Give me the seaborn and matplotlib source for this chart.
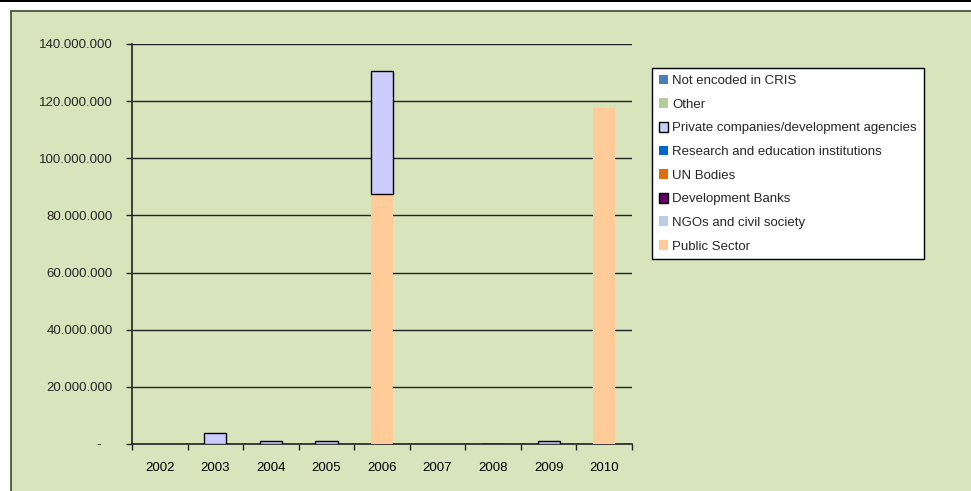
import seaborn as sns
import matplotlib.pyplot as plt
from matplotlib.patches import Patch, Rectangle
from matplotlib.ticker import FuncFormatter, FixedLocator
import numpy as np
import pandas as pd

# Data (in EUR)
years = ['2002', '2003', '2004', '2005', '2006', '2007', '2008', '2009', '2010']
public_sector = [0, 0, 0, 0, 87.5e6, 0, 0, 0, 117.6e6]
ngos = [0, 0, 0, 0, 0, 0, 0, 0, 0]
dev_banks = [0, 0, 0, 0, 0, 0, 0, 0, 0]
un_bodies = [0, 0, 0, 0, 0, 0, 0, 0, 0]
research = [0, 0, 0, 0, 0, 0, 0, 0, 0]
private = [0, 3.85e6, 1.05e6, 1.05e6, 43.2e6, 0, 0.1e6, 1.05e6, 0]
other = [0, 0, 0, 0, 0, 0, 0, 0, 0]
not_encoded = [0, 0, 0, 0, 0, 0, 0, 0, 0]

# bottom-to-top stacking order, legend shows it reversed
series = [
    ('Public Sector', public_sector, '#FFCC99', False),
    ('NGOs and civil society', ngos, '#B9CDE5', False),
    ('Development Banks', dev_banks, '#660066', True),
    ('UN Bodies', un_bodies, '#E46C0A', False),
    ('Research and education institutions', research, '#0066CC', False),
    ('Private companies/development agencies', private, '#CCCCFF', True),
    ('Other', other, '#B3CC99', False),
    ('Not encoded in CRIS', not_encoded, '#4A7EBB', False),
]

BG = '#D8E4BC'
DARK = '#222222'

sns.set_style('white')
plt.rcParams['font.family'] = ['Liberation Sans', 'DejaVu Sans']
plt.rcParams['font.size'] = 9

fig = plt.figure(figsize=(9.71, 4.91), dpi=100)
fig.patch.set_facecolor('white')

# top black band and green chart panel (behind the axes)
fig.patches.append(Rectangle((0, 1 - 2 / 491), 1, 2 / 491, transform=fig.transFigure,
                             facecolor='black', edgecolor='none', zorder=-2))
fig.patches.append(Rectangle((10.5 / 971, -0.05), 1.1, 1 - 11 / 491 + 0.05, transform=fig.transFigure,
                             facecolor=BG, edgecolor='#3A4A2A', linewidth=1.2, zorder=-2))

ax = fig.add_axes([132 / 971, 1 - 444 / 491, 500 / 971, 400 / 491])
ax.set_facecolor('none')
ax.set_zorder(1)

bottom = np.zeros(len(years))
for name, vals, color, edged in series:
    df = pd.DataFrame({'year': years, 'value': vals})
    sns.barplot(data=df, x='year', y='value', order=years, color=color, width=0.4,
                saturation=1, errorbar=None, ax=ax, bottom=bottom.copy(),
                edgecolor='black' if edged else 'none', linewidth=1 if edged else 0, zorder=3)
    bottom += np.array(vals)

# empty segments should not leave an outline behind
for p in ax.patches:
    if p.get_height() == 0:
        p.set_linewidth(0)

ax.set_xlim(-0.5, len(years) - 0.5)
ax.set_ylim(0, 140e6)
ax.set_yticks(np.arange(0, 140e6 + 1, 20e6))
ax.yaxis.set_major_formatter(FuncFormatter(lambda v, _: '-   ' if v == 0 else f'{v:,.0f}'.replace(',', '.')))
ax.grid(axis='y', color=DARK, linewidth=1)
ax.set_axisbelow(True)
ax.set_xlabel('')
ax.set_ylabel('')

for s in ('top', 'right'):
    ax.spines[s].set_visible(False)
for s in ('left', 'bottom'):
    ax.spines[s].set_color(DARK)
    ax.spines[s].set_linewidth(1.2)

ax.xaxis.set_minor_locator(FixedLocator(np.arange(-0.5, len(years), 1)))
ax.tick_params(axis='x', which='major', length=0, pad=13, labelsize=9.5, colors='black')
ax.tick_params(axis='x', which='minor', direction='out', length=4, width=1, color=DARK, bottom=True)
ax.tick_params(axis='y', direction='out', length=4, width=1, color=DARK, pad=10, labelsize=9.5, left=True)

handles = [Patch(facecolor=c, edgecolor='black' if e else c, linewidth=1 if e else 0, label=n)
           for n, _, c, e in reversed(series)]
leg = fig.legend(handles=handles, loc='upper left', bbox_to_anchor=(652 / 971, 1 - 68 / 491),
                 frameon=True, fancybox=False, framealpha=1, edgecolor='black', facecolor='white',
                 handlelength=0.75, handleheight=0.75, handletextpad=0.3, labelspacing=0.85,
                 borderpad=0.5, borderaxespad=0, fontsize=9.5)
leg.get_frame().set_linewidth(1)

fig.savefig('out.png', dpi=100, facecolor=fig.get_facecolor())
********
STATED TASK: Print the complete listing exactly, apart from any pictures.

EXERCISE SOLUTION:
Give me the seaborn and matplotlib source for this chart.
import seaborn as sns
import matplotlib.pyplot as plt
from matplotlib.patches import Patch, Rectangle
from matplotlib.ticker import FuncFormatter, FixedLocator
import numpy as np
import pandas as pd

# Data (in EUR)
years = ['2002', '2003', '2004', '2005', '2006', '2007', '2008', '2009', '2010']
public_sector = [0, 0, 0, 0, 87.5e6, 0, 0, 0, 117.6e6]
ngos = [0, 0, 0, 0, 0, 0, 0, 0, 0]
dev_banks = [0, 0, 0, 0, 0, 0, 0, 0, 0]
un_bodies = [0, 0, 0, 0, 0, 0, 0, 0, 0]
research = [0, 0, 0, 0, 0, 0, 0, 0, 0]
private = [0, 3.85e6, 1.05e6, 1.05e6, 43.2e6, 0, 0.1e6, 1.05e6, 0]
other = [0, 0, 0, 0, 0, 0, 0, 0, 0]
not_encoded = [0, 0, 0, 0, 0, 0, 0, 0, 0]

# bottom-to-top stacking order, legend shows it reversed
series = [
    ('Public Sector', public_sector, '#FFCC99', False),
    ('NGOs and civil society', ngos, '#B9CDE5', False),
    ('Development Banks', dev_banks, '#660066', True),
    ('UN Bodies', un_bodies, '#E46C0A', False),
    ('Research and education institutions', research, '#0066CC', False),
    ('Private companies/development agencies', private, '#CCCCFF', True),
    ('Other', other, '#B3CC99', False),
    ('Not encoded in CRIS', not_encoded, '#4A7EBB', False),
]

BG = '#D8E4BC'
DARK = '#222222'

sns.set_style('white')
plt.rcParams['font.family'] = ['Liberation Sans', 'DejaVu Sans']
plt.rcParams['font.size'] = 9

fig = plt.figure(figsize=(9.71, 4.91), dpi=100)
fig.patch.set_facecolor('white')

# top black band and green chart panel (behind the axes)
fig.patches.append(Rectangle((0, 1 - 2 / 491), 1, 2 / 491, transform=fig.transFigure,
                             facecolor='black', edgecolor='none', zorder=-2))
fig.patches.append(Rectangle((10.5 / 971, -0.05), 1.1, 1 - 11 / 491 + 0.05, transform=fig.transFigure,
                             facecolor=BG, edgecolor='#3A4A2A', linewidth=1.2, zorder=-2))

ax = fig.add_axes([132 / 971, 1 - 444 / 491, 500 / 971, 400 / 491])
ax.set_facecolor('none')
ax.set_zorder(1)

bottom = np.zeros(len(years))
for name, vals, color, edged in series:
    df = pd.DataFrame({'year': years, 'value': vals})
    sns.barplot(data=df, x='year', y='value', order=years, color=color, width=0.4,
                saturation=1, errorbar=None, ax=ax, bottom=bottom.copy(),
                edgecolor='black' if edged else 'none', linewidth=1 if edged else 0, zorder=3)
    bottom += np.array(vals)

# empty segments should not leave an outline behind
for p in ax.patches:
    if p.get_height() == 0:
        p.set_linewidth(0)

ax.set_xlim(-0.5, len(years) - 0.5)
ax.set_ylim(0, 140e6)
ax.set_yticks(np.arange(0, 140e6 + 1, 20e6))
ax.yaxis.set_major_formatter(FuncFormatter(lambda v, _: '-   ' if v == 0 else f'{v:,.0f}'.replace(',', '.')))
ax.grid(axis='y', color=DARK, linewidth=1)
ax.set_axisbelow(True)
ax.set_xlabel('')
ax.set_ylabel('')

for s in ('top', 'right'):
    ax.spines[s].set_visible(False)
for s in ('left', 'bottom'):
    ax.spines[s].set_color(DARK)
    ax.spines[s].set_linewidth(1.2)

ax.xaxis.set_minor_locator(FixedLocator(np.arange(-0.5, len(years), 1)))
ax.tick_params(axis='x', which='major', length=0, pad=13, labelsize=9.5, colors='black')
ax.tick_params(axis='x', which='minor', direction='out', length=4, width=1, color=DARK, bottom=True)
ax.tick_params(axis='y', direction='out', length=4, width=1, color=DARK, pad=10, labelsize=9.5, left=True)

handles = [Patch(facecolor=c, edgecolor='black' if e else c, linewidth=1 if e else 0, label=n)
           for n, _, c, e in reversed(series)]
leg = fig.legend(handles=handles, loc='upper left', bbox_to_anchor=(652 / 971, 1 - 68 / 491),
                 frameon=True, fancybox=False, framealpha=1, edgecolor='black', facecolor='white',
                 handlelength=0.75, handleheight=0.75, handletextpad=0.3, labelspacing=0.85,
                 borderpad=0.5, borderaxespad=0, fontsize=9.5)
leg.get_frame().set_linewidth(1)

fig.savefig('out.png', dpi=100, facecolor=fig.get_facecolor())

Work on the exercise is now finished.